▶ What you have to do: Report every line from the material that contains the word "diagram".

▶ Dataset content:

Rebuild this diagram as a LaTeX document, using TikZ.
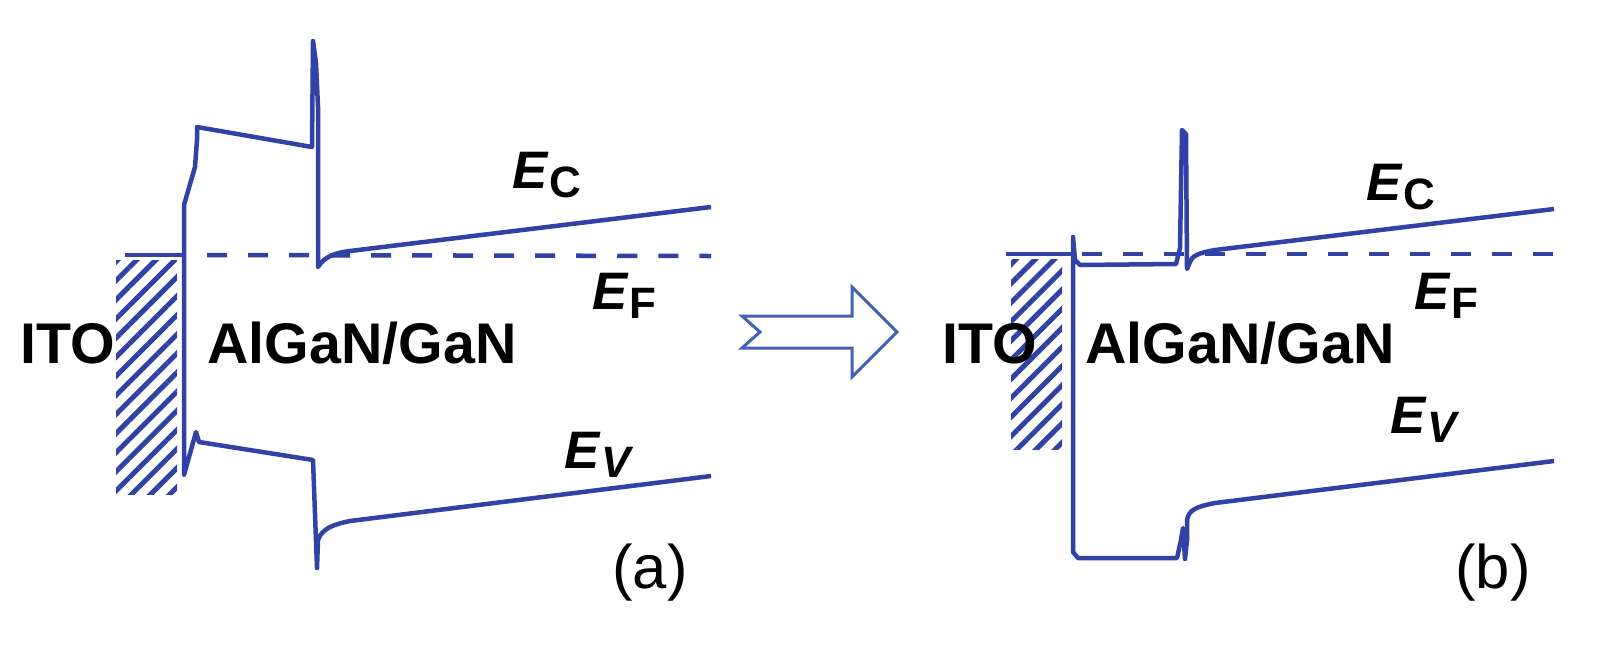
\documentclass[tikz,border=0pt]{standalone}
\usepackage{fontspec}
\setmainfont{Liberation Sans}
\usepackage{tikz}
\usetikzlibrary{patterns.meta}
\definecolor{bandblue}{RGB}{48,66,165}
\definecolor{arrowblue}{RGB}{66,98,178}
\newcommand{\Elvl}[1]{\textit{E}\raisebox{-2.6pt}{\fontsize{12.5}{14}\selectfont #1}}

\begin{document}
\begin{tikzpicture}[x=0.01cm,y=-0.01cm,
  band/.style={draw=bandblue,line width=0.045cm,line join=round},
  fermi/.style={band,dash pattern=on 0.2cm off 0.21cm},
  hatch/.style={pattern={Lines[angle=45,distance=0.135cm,line width=0.05cm]},pattern color=bandblue},
  lbl/.style={font=\fontsize{16.3}{19}\selectfont\bfseries,anchor=base,inner sep=0pt},
  lvl/.style={font=\fontsize{15}{17}\selectfont\bfseries,anchor=base west,inner sep=0pt},
  tag/.style={font=\fontsize{17.5}{20}\selectfont,anchor=base,inner sep=0pt}]
	\useasboundingbox (0,0) rectangle (1600,645);
	\fill[hatch] (116,260) rectangle (177,494);
	\fill[hatch] (1011,259) rectangle (1062,449);
	\draw[band] (125,255) -- (184,255);
	\draw[fermi] (207,255) -- (711,256);
	\draw[band] (711,207) -- (350,251) .. controls (335,253) and (325,256) .. (318,267) -- (318,107) -- (316,63) -- (313,41) -- (312,147) -- (197,127) -- (197,140) -- (195,167) -- (184,205) -- (184,475) -- (196,432) -- (199,442) -- (313,460) -- (317,568) -- (318,540) .. controls (322,528) and (335,524) .. (350,521) -- (711,476);
	\draw[band] (1006,254) -- (1073,254);
	\draw[fermi] (1082,254) -- (1554,254);
	\draw[band] (1554,209) -- (1215,250) .. controls (1198,253) and (1192,256) .. (1190,262) -- (1187,269) -- (1186,134) -- (1182,130) -- (1180,248) -- (1176,264) -- (1080,265) -- (1075,260) -- (1073,237) -- (1073,552) -- (1078,558) -- (1177,558) -- (1181,540) -- (1183,528) -- (1185,559) -- (1187,540) -- (1187,520) .. controls (1189,510) and (1195,507) .. (1215,503) -- (1554,461);
	\draw[arrowblue,line width=0.03cm] (742,316) -- (852,316) -- (852,287) -- (897,332) -- (852,377) -- (852,348) -- (742,348) -- (760,332) -- cycle;
	\node[lbl] (itoa) at (68,363) {ITO};
	\node[lbl] (gana) at (362,363) {AlGaN/GaN};
	\node[lvl] (eca) at (512,188) {\Elvl{C}};
	\node[lvl] (efa) at (592,309) {\Elvl{F}};
	\node[lvl] (eva) at (564,468) {\Elvl{\textit{V}}};
	\node[tag] (taga) at (650,588) {(a)};
	\node[lbl] (itob) at (990,363) {ITO};
	\node[lbl] (ganb) at (1240,363) {AlGaN/GaN};
	\node[lvl] (ecb) at (1366,200) {\Elvl{C}};
	\node[lvl] (efb) at (1414,309) {\Elvl{F}};
	\node[lvl] (evb) at (1390,433) {\Elvl{\textit{V}}};
	\node[tag] (tagb) at (1493,588) {(b)};
\end{tikzpicture}
\end{document}
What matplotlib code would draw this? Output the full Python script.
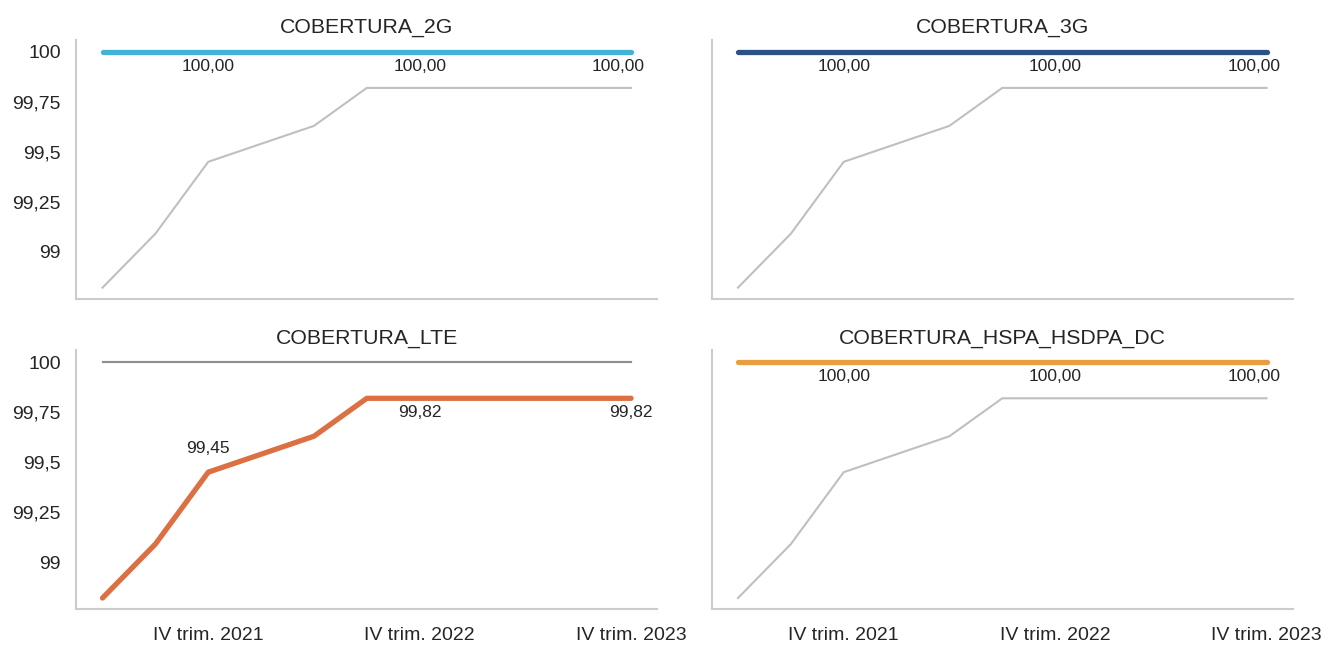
import matplotlib
matplotlib.use("Agg")
import matplotlib.pyplot as plt
from matplotlib.ticker import FuncFormatter, FixedLocator

plt.rcParams['font.family'] = ['Liberation Sans', 'DejaVu Sans']

quarters = ["II trim. 2021", "III trim. 2021", "IV trim. 2021",
            "I trim. 2022", "II trim. 2022", "III trim. 2022", "IV trim. 2022",
            "I trim. 2023", "II trim. 2023", "III trim. 2023", "IV trim. 2023"]

cob_2g = [100.0] * 11
cob_3g = [100.0] * 11
cob_lte = [98.82, 99.09, 99.45, 99.54, 99.63, 99.82, 99.82, 99.82, 99.82, 99.82, 99.82]
cob_hspa = [100.0] * 11

series = {
    "COBERTURA_2G": cob_2g,
    "COBERTURA_3G": cob_3g,
    "COBERTURA_LTE": cob_lte,
    "COBERTURA_HSPA_HSDPA_DC": cob_hspa,
}
colors = {
    "COBERTURA_2G": "#42b2d9",
    "COBERTURA_3G": "#2a5285",
    "COBERTURA_LTE": "#dc7042",
    "COBERTURA_HSPA_HSDPA_DC": "#e99d3f",
}
# which points get a data label, and whether it sits above or below
label_idx = [2, 6, 10]
label_above = {"COBERTURA_LTE": [True, False, False]}


def fmt_tick(v, pos):
    s = f"{v:.2f}".rstrip("0").rstrip(".")
    return s.replace(".", ",")


def main():
    fig, axes = plt.subplots(2, 2, figsize=(13.35, 6.45), dpi=100, sharex=True, sharey=True)
    fig.subplots_adjust(left=0.057, right=0.9685, top=0.938, bottom=0.0558,
                        wspace=0.093, hspace=0.2)
    x = list(range(len(quarters)))

    for ax, name in zip(axes.flat, series):
        # the other series in gray
        for other, vals in series.items():
            if other == name:
                continue
            ax.plot(x, vals, color="#818181", alpha=0.5, lw=1.5, zorder=2)
        vals = series[name]
        ax.plot(x, vals, color=colors[name], lw=3.8, solid_capstyle="round", zorder=3)

        above = label_above.get(name, [False] * len(label_idx))
        for i, up in zip(label_idx, above):
            txt = f"{vals[i]:.2f}".replace(".", ",")
            dx = 0
            if i == len(x) - 1 and len(txt) > 5:
                dx = -9
            ax.annotate(txt, (x[i], vals[i]), xytext=(dx, 12 if up else -5),
                        textcoords="offset points", ha="center",
                        va="bottom" if up else "top", fontsize=12.5, color="#252525")

        ax.set_title(name, fontsize=15.3, color="#252525", pad=5)
        ax.set_xlim(-0.5, 10.5)
        ax.set_ylim(98.765, 100.06)
        ax.yaxis.set_major_locator(FixedLocator([99, 99.25, 99.5, 99.75, 100]))
        ax.yaxis.set_major_formatter(FuncFormatter(fmt_tick))
        ax.set_xticks(label_idx)
        ax.set_xticklabels([quarters[i] for i in label_idx])
        ax.tick_params(length=0, labelsize=14, labelcolor="#252525")
        ax.tick_params(axis="y", pad=11)
        ax.tick_params(axis="x", pad=13)
        for s in ["top", "right"]:
            ax.spines[s].set_visible(False)
        for s in ["left", "bottom"]:
            ax.spines[s].set_color("#cccccc")
            ax.spines[s].set_linewidth(1.5)

    fig.savefig("out.png", dpi=100, facecolor="white")


if __name__ == "__main__":
    main()
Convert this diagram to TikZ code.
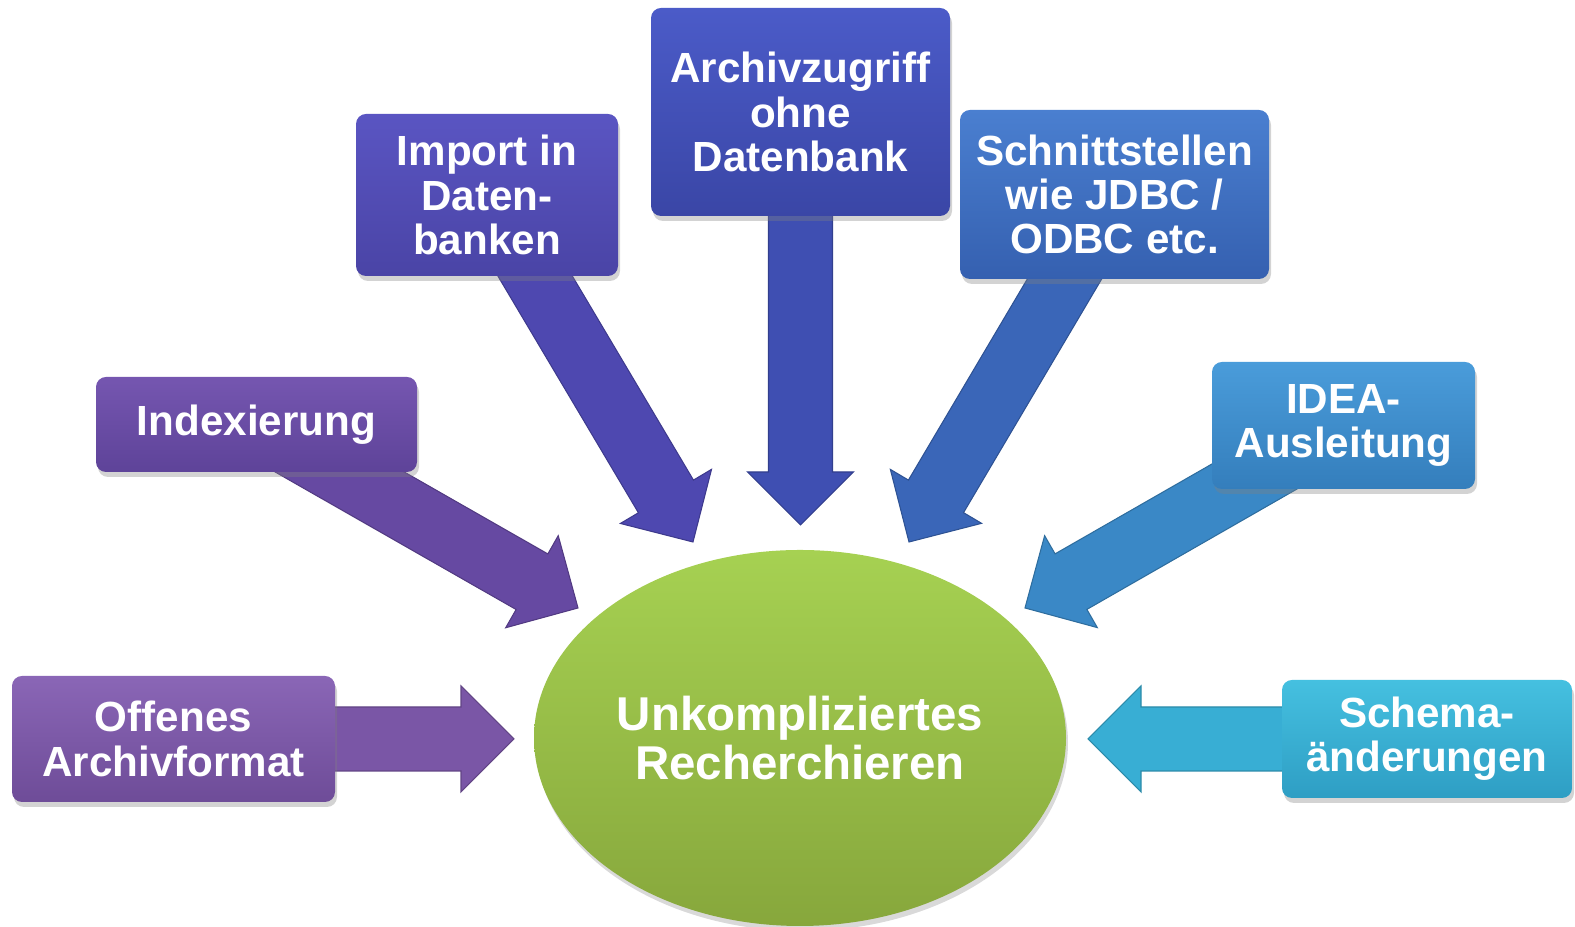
\documentclass[tikz,border=0pt]{standalone}
\usepackage{fontspec}
\setmainfont{Liberation Sans}
\usetikzlibrary{calc,shadows,backgrounds,shapes.geometric}
\definecolor{lilaA}{HTML}{8A66B6}\definecolor{lilaB}{HTML}{6E4C98}\definecolor{lilaP}{HTML}{7A56A6}
\definecolor{violA}{HTML}{7556B0}\definecolor{violB}{HTML}{5E4399}\definecolor{violP}{HTML}{6649A2}
\definecolor{indiA}{HTML}{5A55C2}\definecolor{indiB}{HTML}{4A44A6}\definecolor{indiP}{HTML}{4E48B0}
\definecolor{blauA}{HTML}{4B5BC8}\definecolor{blauB}{HTML}{3A46A6}\definecolor{blauP}{HTML}{3F4FB2}
\definecolor{mittA}{HTML}{4A7FD0}\definecolor{mittB}{HTML}{3560B0}\definecolor{mittP}{HTML}{3A66B8}
\definecolor{hellA}{HTML}{4A9CDA}\definecolor{hellB}{HTML}{347EBC}\definecolor{hellP}{HTML}{3A88C6}
\definecolor{cyanA}{HTML}{45C0E0}\definecolor{cyanB}{HTML}{2E9EC4}\definecolor{cyanP}{HTML}{38AED4}
\definecolor{gruenA}{HTML}{A6D152}\definecolor{gruenB}{HTML}{87A73C}
\newcommand{\blockpfeil}[3]{%
  \path ($(#2)!0.53cm!(#1)$) coordinate (hb);
  \fill [#3, draw=#3!80!black, line width=0.3pt]
    ($(#1)!0.32cm!90:(#2)$) -- ($(hb)!0.32cm!90:(#2)$) -- ($(hb)!0.53cm!90:(#2)$)
    -- (#2) -- ($(hb)!0.53cm!-90:(#2)$) -- ($(hb)!0.32cm!-90:(#2)$)
    -- ($(#1)!0.32cm!-90:(#2)$) -- cycle;
}
\tikzset{
  kasten/.style={rectangle, rounded corners=0.1cm, inner sep=0pt, align=center, text=white,
    font=\bfseries\fontsize{12}{12.6}\selectfont,
    drop shadow={opacity=0.35, shadow xshift=0.02cm, shadow yshift=-0.05cm}},
  ziel/.style={ellipse, inner sep=0pt, align=center, text=white,
    font=\bfseries\fontsize{13.5}{13.8}\selectfont, top color=gruenA, bottom color=gruenB,
    drop shadow={opacity=0.3, shadow xshift=0.02cm, shadow yshift=-0.05cm}}
}
\begin{document}
\begin{tikzpicture}
    \useasboundingbox (0,0) rectangle (15.75,9.27);
    \node [ziel, minimum width=5.32cm, minimum height=3.76cm] (recherche) at (8.00,1.89) {Unkompliziertes\\Recherchieren};
    \node [kasten, top color=lilaA, bottom color=lilaB, minimum width=3.23cm, minimum height=1.26cm] (offen) at (1.735,1.88) {Offenes\\Archivformat};
    \node [kasten, top color=violA, bottom color=violB, minimum width=3.21cm, minimum height=0.95cm] (index) at (2.565,5.025) {Indexierung};
    \node [kasten, top color=indiA, bottom color=indiB, minimum width=2.62cm, minimum height=1.62cm] (import) at (4.87,7.32) {Import in\\Daten-\\banken};
    \node [kasten, top color=blauA, bottom color=blauB, minimum width=2.99cm, minimum height=2.08cm] (zugriff) at (8.005,8.15) {Archivzugriff\\ohne\\Datenbank};
    \node [kasten, top color=mittA, bottom color=mittB, minimum width=3.09cm, minimum height=1.69cm] (schnitt) at (11.145,7.325) {Schnittstellen\\wie JDBC /\\ODBC etc.};
    \node [kasten, top color=hellA, bottom color=hellB, minimum width=2.63cm, minimum height=1.27cm] (idea) at (13.435,5.015) {IDEA-\\Ausleitung};
    \node [kasten, top color=cyanA, bottom color=cyanB, minimum width=2.90cm, minimum height=1.18cm] (schema) at (14.27,1.88) {Schema-\\änderungen};
    \coordinate (s1) at (5.14,1.88);
    \coordinate (s2) at (5.78,3.19);
    \coordinate (s3) at (6.93,3.85);
    \coordinate (s4) at (8.005,4.02);
    \coordinate (s5) at (9.09,3.85);
    \coordinate (s6) at (10.25,3.19);
    \coordinate (s7) at (10.88,1.88);
    \begin{pgfonlayer}{background}
    \blockpfeil{offen.center}{s1}{lilaP}
    \blockpfeil{index.center}{s2}{violP}
    \blockpfeil{import.center}{s3}{indiP}
    \blockpfeil{zugriff.center}{s4}{blauP}
    \blockpfeil{schnitt.center}{s5}{mittP}
    \blockpfeil{idea.center}{s6}{hellP}
    \blockpfeil{schema.center}{s7}{cyanP}
    \end{pgfonlayer}
\end{tikzpicture}
\end{document}
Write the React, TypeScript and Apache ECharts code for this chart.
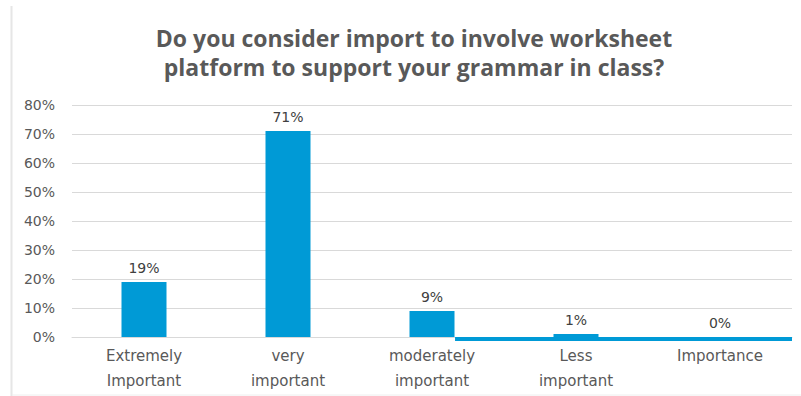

▶ Complete output:
Rebuild this diagram as a LaTeX document, using TikZ.
Convert this diagram to TikZ code.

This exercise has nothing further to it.